Ayrıca üretimde üye olanlar ve üye olmayanlara ayrı muamele yapılıyor. Üye olmayan işçiler bazan 10 dakika fazladan çay molası yapıyor, ama aynısını sendikaya üye işçi yaptığında hemen fotoğraf çekilip tutanak tutuluyor. Oysa biz üye olmayan arkadaşlarımızı da kazanmaya çalışıyoruz, çünkü aynı kaderi paylaşıyoruz. Yani sonuçta geçinemiyoruz, 100 lira fazla harcasak 200 lira borç olarak dönüyor. Bir hafta eşimizle gezsek bir ay hareket edemiyoruz, çünkü hesap tutmuyor.

Diğer yandan içerde Covıd-19 vakalı işçiler var, bunlardan biri ustanın kardeşi.

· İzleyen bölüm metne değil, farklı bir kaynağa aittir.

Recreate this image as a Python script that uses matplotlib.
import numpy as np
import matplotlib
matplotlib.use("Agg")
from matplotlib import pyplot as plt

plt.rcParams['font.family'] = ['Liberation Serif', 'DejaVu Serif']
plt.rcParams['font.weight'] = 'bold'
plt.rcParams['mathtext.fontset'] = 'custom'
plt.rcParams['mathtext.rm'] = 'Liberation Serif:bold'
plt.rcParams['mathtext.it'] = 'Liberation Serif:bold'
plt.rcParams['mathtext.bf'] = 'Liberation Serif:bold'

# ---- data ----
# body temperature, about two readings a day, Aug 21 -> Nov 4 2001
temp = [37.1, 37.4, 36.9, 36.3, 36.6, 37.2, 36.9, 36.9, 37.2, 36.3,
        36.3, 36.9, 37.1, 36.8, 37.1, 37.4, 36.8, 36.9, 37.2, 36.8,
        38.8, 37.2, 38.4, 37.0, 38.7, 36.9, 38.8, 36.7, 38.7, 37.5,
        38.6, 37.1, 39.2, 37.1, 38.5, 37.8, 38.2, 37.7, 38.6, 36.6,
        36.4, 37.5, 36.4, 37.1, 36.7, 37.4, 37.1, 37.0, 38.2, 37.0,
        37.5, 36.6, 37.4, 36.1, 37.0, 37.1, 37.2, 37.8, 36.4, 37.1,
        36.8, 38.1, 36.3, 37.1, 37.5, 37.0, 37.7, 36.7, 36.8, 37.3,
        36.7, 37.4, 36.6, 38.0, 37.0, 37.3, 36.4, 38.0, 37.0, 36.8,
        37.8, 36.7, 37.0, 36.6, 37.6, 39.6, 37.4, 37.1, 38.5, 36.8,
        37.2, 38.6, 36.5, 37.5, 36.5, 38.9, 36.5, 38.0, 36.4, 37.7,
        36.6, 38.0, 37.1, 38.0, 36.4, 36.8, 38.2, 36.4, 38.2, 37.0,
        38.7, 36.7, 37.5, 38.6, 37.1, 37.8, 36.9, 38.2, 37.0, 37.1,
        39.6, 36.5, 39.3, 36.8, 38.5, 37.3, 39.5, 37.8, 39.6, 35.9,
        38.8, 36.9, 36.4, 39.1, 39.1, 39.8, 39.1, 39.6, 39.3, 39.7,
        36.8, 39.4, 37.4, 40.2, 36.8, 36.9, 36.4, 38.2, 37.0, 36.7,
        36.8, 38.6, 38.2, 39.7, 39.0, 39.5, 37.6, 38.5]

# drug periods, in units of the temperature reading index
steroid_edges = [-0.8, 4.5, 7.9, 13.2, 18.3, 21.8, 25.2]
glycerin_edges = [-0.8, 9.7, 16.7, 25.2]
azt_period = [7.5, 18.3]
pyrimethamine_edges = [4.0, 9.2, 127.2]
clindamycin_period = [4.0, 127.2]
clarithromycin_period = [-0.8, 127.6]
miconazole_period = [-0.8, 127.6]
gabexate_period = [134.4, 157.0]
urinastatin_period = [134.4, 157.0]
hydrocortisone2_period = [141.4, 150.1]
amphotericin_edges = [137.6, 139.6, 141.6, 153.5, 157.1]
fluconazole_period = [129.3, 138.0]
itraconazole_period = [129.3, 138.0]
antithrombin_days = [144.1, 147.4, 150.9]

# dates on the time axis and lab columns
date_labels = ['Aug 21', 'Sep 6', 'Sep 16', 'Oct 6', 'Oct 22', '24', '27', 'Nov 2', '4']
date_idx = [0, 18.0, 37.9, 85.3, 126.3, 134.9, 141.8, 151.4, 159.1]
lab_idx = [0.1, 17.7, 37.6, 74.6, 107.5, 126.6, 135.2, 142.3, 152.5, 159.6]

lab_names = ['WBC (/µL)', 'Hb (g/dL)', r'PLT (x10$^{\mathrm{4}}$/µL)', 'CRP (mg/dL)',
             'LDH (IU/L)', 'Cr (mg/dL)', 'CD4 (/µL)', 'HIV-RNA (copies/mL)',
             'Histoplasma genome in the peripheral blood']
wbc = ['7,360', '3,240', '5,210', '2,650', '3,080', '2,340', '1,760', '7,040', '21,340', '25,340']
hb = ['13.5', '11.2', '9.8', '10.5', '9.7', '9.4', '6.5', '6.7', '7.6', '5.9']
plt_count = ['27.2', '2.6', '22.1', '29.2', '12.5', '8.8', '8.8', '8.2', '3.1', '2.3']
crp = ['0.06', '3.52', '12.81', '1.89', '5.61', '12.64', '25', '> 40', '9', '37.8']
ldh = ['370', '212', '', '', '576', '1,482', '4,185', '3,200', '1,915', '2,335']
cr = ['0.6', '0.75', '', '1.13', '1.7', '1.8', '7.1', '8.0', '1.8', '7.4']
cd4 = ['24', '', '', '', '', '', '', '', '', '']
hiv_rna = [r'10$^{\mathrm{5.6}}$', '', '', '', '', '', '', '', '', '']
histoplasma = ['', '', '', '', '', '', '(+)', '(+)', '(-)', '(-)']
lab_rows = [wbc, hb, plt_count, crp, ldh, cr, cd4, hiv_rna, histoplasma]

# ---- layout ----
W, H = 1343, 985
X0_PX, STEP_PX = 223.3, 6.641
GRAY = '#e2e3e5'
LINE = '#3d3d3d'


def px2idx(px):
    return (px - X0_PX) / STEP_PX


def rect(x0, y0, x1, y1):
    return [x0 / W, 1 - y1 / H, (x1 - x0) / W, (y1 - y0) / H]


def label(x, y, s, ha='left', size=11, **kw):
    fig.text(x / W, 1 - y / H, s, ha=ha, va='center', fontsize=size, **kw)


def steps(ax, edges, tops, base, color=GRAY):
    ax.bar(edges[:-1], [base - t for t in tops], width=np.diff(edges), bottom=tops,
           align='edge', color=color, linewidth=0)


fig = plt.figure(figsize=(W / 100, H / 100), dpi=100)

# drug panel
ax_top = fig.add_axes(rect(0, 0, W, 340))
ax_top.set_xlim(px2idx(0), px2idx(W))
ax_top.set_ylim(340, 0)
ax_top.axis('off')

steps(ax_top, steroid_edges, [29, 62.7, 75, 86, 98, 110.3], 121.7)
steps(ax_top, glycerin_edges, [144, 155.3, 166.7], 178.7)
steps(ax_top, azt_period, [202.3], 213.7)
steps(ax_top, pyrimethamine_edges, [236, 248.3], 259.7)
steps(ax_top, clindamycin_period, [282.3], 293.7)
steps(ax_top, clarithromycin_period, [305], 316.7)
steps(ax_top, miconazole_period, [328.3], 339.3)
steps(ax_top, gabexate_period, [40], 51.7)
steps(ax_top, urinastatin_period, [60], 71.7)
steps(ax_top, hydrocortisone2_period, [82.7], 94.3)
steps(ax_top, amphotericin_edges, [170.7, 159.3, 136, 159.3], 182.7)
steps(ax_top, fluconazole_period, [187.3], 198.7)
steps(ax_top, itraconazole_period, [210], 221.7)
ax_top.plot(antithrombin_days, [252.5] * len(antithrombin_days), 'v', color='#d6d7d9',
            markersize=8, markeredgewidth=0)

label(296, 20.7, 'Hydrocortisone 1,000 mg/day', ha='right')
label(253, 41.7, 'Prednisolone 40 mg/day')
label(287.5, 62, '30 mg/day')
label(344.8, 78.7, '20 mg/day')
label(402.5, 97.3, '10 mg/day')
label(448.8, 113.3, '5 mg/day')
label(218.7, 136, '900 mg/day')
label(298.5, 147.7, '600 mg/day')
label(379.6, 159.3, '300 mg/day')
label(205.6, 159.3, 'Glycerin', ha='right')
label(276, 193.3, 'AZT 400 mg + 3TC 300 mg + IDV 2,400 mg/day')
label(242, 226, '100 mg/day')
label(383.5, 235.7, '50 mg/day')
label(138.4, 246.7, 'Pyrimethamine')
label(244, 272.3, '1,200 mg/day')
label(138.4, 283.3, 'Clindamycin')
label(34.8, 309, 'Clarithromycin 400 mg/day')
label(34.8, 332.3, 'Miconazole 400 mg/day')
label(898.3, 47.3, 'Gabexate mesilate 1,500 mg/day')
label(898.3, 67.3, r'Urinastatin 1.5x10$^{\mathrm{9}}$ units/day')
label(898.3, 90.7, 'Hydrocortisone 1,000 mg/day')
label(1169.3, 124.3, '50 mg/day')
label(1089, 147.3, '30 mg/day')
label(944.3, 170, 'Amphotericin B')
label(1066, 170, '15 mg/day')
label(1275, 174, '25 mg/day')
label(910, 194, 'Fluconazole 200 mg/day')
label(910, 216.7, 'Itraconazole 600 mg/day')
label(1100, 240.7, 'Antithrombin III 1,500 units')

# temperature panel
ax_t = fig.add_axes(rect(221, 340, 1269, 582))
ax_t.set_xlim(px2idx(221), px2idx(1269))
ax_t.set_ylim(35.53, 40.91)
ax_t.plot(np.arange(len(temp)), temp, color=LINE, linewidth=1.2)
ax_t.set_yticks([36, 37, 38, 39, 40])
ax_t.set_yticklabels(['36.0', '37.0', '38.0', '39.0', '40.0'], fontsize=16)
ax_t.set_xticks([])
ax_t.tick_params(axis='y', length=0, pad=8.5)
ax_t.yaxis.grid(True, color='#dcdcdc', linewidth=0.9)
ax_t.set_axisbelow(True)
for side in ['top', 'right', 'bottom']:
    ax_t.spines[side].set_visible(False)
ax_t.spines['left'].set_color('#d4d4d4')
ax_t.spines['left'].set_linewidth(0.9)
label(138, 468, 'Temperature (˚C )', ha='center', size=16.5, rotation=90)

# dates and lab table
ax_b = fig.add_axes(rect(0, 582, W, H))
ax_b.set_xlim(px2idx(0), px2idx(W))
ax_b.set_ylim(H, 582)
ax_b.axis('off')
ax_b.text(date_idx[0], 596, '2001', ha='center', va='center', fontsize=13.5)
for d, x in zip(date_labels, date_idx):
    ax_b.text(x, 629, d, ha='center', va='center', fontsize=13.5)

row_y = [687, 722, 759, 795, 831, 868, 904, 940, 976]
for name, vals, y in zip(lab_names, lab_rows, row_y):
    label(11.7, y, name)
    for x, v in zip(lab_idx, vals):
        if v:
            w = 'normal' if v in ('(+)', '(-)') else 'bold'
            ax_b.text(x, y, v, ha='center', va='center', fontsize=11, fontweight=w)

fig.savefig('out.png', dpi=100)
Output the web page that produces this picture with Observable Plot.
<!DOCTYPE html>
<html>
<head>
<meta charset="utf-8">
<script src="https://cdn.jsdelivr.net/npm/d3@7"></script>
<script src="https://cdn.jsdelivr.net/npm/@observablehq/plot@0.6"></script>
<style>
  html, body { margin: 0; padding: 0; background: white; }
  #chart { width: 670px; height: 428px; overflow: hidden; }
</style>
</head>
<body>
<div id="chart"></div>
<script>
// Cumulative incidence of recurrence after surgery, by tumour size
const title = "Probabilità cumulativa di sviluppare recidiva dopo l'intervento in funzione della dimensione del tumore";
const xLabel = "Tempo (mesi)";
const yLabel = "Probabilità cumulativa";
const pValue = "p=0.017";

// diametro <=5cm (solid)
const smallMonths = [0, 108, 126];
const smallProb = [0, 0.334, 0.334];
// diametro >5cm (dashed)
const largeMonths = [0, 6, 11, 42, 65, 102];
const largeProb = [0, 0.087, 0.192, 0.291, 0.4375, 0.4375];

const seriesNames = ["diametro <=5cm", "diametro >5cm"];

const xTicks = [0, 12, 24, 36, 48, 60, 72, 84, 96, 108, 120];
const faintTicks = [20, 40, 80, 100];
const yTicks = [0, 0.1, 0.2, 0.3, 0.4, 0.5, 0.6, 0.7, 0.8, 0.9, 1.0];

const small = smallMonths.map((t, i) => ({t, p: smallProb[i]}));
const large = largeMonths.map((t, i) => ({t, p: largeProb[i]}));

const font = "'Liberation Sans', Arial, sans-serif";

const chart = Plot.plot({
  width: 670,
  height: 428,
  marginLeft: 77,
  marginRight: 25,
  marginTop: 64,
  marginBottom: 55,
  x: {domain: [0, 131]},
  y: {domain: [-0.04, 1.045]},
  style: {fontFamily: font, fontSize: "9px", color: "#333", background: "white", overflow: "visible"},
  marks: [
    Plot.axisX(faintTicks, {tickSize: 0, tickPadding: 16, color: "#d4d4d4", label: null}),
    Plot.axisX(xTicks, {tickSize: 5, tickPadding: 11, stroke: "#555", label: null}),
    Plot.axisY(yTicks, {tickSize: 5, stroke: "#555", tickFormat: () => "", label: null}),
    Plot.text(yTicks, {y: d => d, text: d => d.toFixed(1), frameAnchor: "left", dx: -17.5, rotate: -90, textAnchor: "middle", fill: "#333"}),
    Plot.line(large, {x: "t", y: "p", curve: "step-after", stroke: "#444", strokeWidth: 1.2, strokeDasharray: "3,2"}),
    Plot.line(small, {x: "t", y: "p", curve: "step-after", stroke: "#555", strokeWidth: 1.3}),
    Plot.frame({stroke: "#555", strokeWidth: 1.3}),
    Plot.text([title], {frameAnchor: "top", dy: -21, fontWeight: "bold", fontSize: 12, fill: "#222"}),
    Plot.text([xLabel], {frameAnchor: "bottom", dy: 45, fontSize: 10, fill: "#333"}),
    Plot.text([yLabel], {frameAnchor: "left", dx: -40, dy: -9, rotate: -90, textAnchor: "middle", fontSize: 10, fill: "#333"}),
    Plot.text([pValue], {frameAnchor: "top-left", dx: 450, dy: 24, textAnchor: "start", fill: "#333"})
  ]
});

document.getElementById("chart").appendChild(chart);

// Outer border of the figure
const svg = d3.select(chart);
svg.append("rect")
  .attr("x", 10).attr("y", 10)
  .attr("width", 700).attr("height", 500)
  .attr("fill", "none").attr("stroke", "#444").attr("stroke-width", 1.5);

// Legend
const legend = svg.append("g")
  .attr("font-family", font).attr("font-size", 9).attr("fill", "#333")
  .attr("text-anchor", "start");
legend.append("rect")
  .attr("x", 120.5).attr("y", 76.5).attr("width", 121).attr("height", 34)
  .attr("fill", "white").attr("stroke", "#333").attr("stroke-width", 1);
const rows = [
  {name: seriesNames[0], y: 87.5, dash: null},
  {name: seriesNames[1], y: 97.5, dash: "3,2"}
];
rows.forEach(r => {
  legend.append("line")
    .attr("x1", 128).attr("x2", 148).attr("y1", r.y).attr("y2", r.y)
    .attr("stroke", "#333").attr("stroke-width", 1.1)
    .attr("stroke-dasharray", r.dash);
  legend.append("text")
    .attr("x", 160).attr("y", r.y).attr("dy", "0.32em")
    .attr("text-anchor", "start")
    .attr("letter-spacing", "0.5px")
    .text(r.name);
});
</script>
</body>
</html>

Usta desen işin gereği, sosyal mesafe gibi bir durum yok zaten, sürekli iç içeyiz, parça verip parça alıyoruz. Bu ustanın kardeşi Covıd-19, yani mutlaka bağı oluyor, biz bu adamla aynı servise biniyoruz. Hala çalışıyor üretimde, burada hem onun hem bizim sağlığımız hiçe sayılıyor. Ama maske takmasan tutanak tutuyorlar. Sosyal mesafe hikâye. İşçi Covıd-19 oluyor gizliyorlar, kimseye söyleme eve git diyorlar, bu nasıl işçi sağlığı? Vaka çıkanlar gidiyor temaslılar çalışıyor, durum bu.

“Bu bir kavga, gerekirse daha ilerisini de vermeliyiz!”

Son olarak şunları söyleyeyim, bizler işçiyiz emekçiyiz, iyi yaşamı herkesten çok biz hak ediyoruz. Ben istiyorum ki her işçi arkadaşım ayakkabının en iyisini alsın çocuğuna, alışverişini rahatça yapsın, ailesiyle rahatça bir yerlerde ince hesap yapmadan otursun, yani insanca yaşasın. Bunu yapmanın tek yolu vardı biz de onu yaptık. Bu bir kavga gerekirse daha ilerisini de vermeliyiz.